--- BEGIN ---

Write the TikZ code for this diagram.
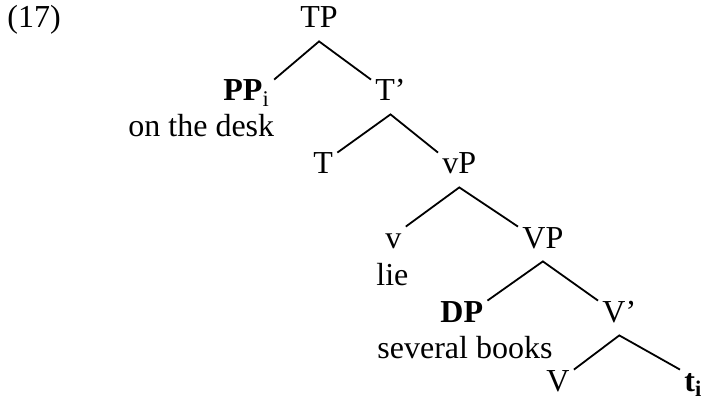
\documentclass[tikz,border=0pt]{standalone}
\usepackage{fontspec}
\setmainfont{Liberation Serif}
\usepackage{tikz}

\tikzset{
  lab/.style={inner xsep=2pt,inner ysep=0pt,text height=10.5pt,text depth=6.5pt,anchor=base west},
  leaf/.style={lab,text depth=2.5pt},
  word/.style={inner sep=0pt,anchor=base west},
  branch/.style={line width=0.9pt}
}

\begin{document}
\begin{tikzpicture}[x=0.5pt,y=-0.5pt,font=\fontsize{16}{19}\selectfont]
        \useasboundingbox (0,0) rectangle (704,400);
        \node[word] (ex) at (7,28) {(17)};
        \node[lab] (TP) at (296,28) {TP};
        \node[lab] (PP) at (219,101) {\textbf{PP}\textsubscript{i}};
        \node[word] (PPw) at (128,137) {on the desk};
        \node[lab] (Tbar) at (371,101) {T’};
        \node[lab] (T) at (309,174) {T};
        \node[lab] (vP) at (438,174) {vP};
        \node[lab] (v) at (381,248) {v};
        \node[word] (vw) at (376,285) {lie};
        \node[lab] (VP) at (518,248) {VP};
        \node[lab] (DP) at (436,322) {\textbf{DP}};
        \node[word] (DPw) at (377,358) {several books};
        \node[lab] (Vbar) at (598,322) {V’};
        \node[leaf] (V) at (542,391) {V};
        \node[leaf] (t) at (680,391) {\textbf{t\textsubscript{i}}};
        \draw[branch] (PP.north east) -- (TP.south) -- (Tbar.north west);
        \draw[branch] (T.north east) -- (Tbar.south) -- (vP.north west);
        \draw[branch] (v.north east) -- (vP.south) -- (VP.north west);
        \draw[branch] (DP.north east) -- (VP.south) -- (Vbar.north west);
        \draw[branch] (V.north east) -- (Vbar.south) -- (t.north west);
      \end{tikzpicture}
\end{document}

--- END ---

Copy out the whole listing exactly, and don't carry over any pictures.

Write the TikZ code for this diagram.
\documentclass[tikz,border=0pt]{standalone}
\usepackage{fontspec}
\setmainfont{Liberation Serif}
\usepackage{tikz}

\tikzset{
  lab/.style={inner xsep=2pt,inner ysep=0pt,text height=10.5pt,text depth=6.5pt,anchor=base west},
  leaf/.style={lab,text depth=2.5pt},
  word/.style={inner sep=0pt,anchor=base west},
  branch/.style={line width=0.9pt}
}

\begin{document}
\begin{tikzpicture}[x=0.5pt,y=-0.5pt,font=\fontsize{16}{19}\selectfont]
        \useasboundingbox (0,0) rectangle (704,400);
        \node[word] (ex) at (7,28) {(17)};
        \node[lab] (TP) at (296,28) {TP};
        \node[lab] (PP) at (219,101) {\textbf{PP}\textsubscript{i}};
        \node[word] (PPw) at (128,137) {on the desk};
        \node[lab] (Tbar) at (371,101) {T’};
        \node[lab] (T) at (309,174) {T};
        \node[lab] (vP) at (438,174) {vP};
        \node[lab] (v) at (381,248) {v};
        \node[word] (vw) at (376,285) {lie};
        \node[lab] (VP) at (518,248) {VP};
        \node[lab] (DP) at (436,322) {\textbf{DP}};
        \node[word] (DPw) at (377,358) {several books};
        \node[lab] (Vbar) at (598,322) {V’};
        \node[leaf] (V) at (542,391) {V};
        \node[leaf] (t) at (680,391) {\textbf{t\textsubscript{i}}};
        \draw[branch] (PP.north east) -- (TP.south) -- (Tbar.north west);
        \draw[branch] (T.north east) -- (Tbar.south) -- (vP.north west);
        \draw[branch] (v.north east) -- (vP.south) -- (VP.north west);
        \draw[branch] (DP.north east) -- (VP.south) -- (Vbar.north west);
        \draw[branch] (V.north east) -- (Vbar.south) -- (t.north west);
      \end{tikzpicture}
\end{document}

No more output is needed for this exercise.